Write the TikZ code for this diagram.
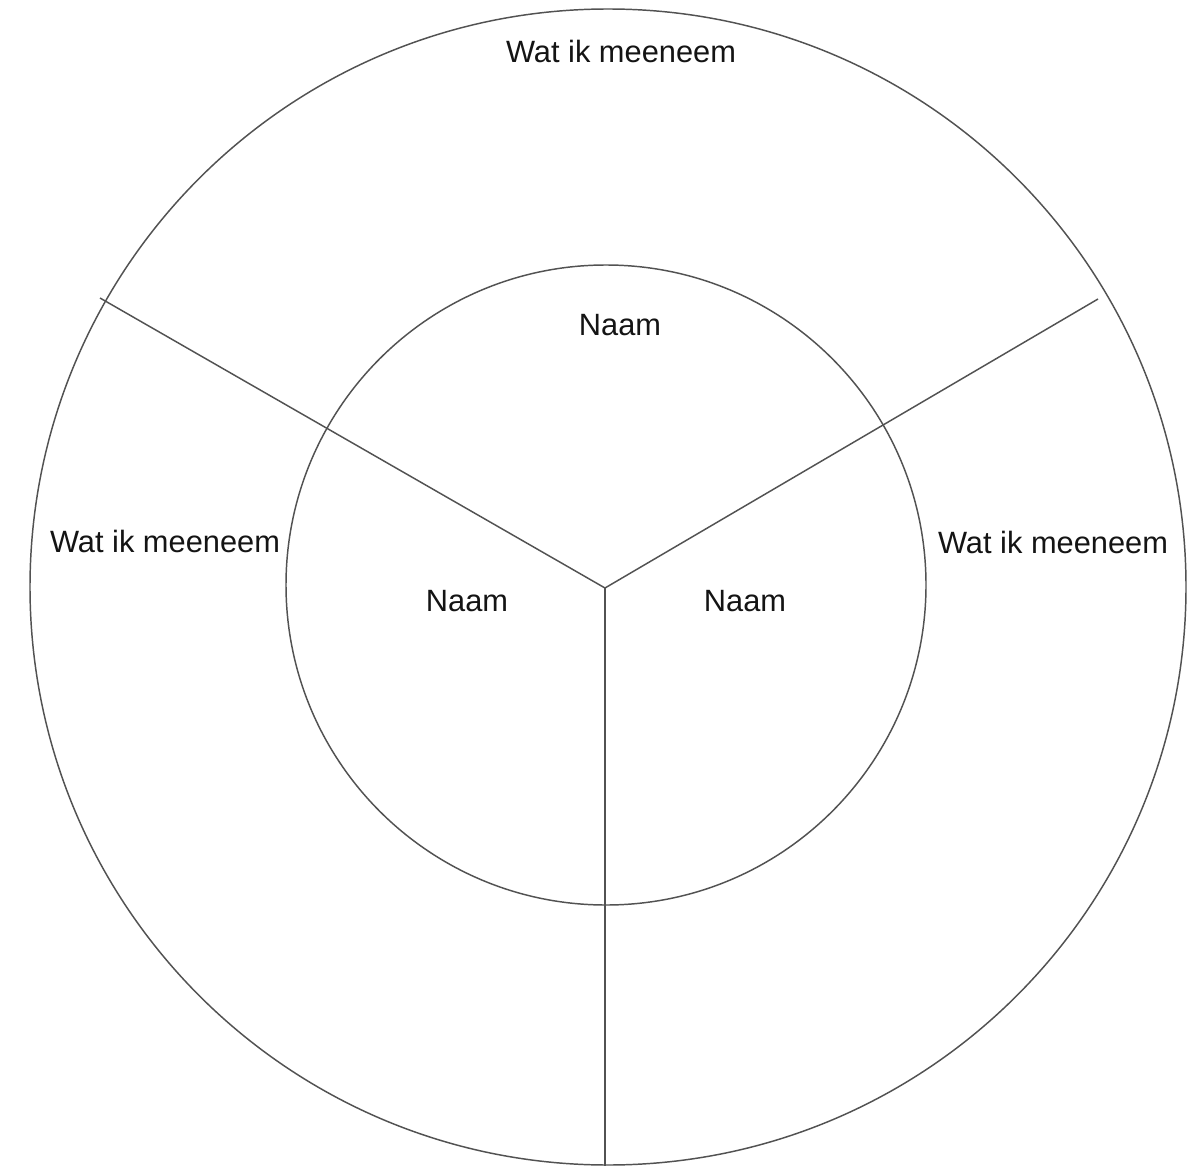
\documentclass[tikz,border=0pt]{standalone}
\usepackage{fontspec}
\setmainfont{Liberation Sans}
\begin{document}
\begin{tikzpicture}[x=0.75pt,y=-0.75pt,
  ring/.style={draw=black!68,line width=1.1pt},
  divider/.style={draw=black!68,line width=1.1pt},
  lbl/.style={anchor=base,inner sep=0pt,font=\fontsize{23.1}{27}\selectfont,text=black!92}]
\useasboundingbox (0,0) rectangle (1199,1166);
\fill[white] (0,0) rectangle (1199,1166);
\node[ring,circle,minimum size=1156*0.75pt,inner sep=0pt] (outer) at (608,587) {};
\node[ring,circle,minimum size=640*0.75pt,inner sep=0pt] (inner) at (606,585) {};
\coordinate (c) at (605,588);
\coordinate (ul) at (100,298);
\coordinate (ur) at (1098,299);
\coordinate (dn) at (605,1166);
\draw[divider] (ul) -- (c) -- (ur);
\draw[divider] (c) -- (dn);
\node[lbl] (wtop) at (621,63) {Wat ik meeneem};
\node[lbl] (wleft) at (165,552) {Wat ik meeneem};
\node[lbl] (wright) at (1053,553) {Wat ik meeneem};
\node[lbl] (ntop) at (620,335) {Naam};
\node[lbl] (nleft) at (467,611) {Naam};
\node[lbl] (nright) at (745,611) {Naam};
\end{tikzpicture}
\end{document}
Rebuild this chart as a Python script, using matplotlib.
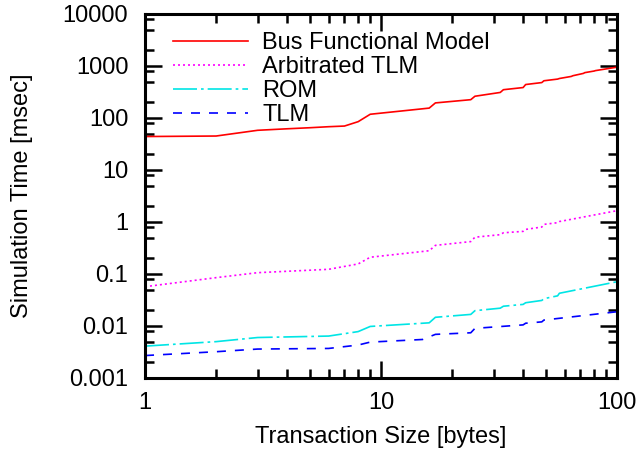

--- --- ---

#### [Exercise prompt]
Filter lines by "this" and return each hit.

#### [Exercise result]
Write the TikZ code for this diagram.
Rebuild this chart as a Python script, using matplotlib.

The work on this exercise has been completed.